We also agree with the district court that the door was not intended as demonstrative evidence. Smith's counsel stated at trial: "[The Volvo door] existed at exactly the same time as did this Geo door and the comparison of the two doors shows to the jury clearly there was an alternative safer design." The district court properly found based on this statement that the door was more than simply a demonstrative exhibit.

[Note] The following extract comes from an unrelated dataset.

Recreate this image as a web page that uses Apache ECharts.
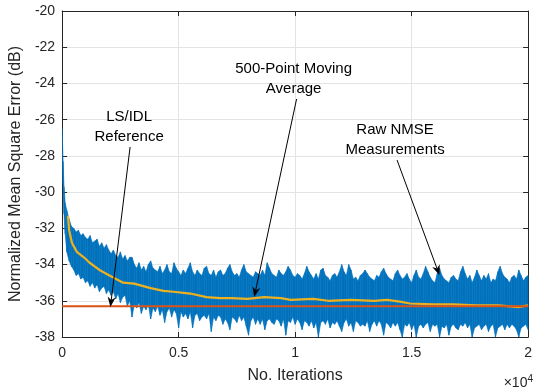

C.The Jury Charge and Verdict Form

23

Smith did not timely object to the jury charge or interrogatory number one. He has therefore waived these arguments as a ground for reversal. See Lane v. General Motors Corp., 520 F.2d 528, 529 (2d Cir.1975) (per curiam ); Cohen v. Franchard Corp., 478 F.2d 115, 122 (2d Cir.1973). Smith would still be entitled to a reversal, however, if the charge or the interrogatory contained a fundamental error, the correction of which is necessary to prevent a miscarriage of justice. Cohen, 478 F.2d at 124. No such error is present here.

24

The structure of the verdict sheet is a matter within the discretion of the district court. Smith v. Lightning Bolt Prods., Inc., 861 F.2d 363, 370 (2d Cir1988). Smith argues that the charge of "defective product" rather than "design defect" was incorrect. However, it is unclear how the two concepts differ for purposes of this claim, and Smith has shed no light on the question. If anything, "defective product" is a more inclusive term than Smith now seeks. In any event, the interrogatory contained no fundamental error. It and the jury charge fully and correctly instructed the jury as to the design defect theory. Smith seems to believe that "defective product" and "manufacturing defect" are synonymous. We decline to adopt this view.

25

We have examined all of Smith's contentions, and find them to be without merit. The judgment of the district court is therefore AFFIRMED.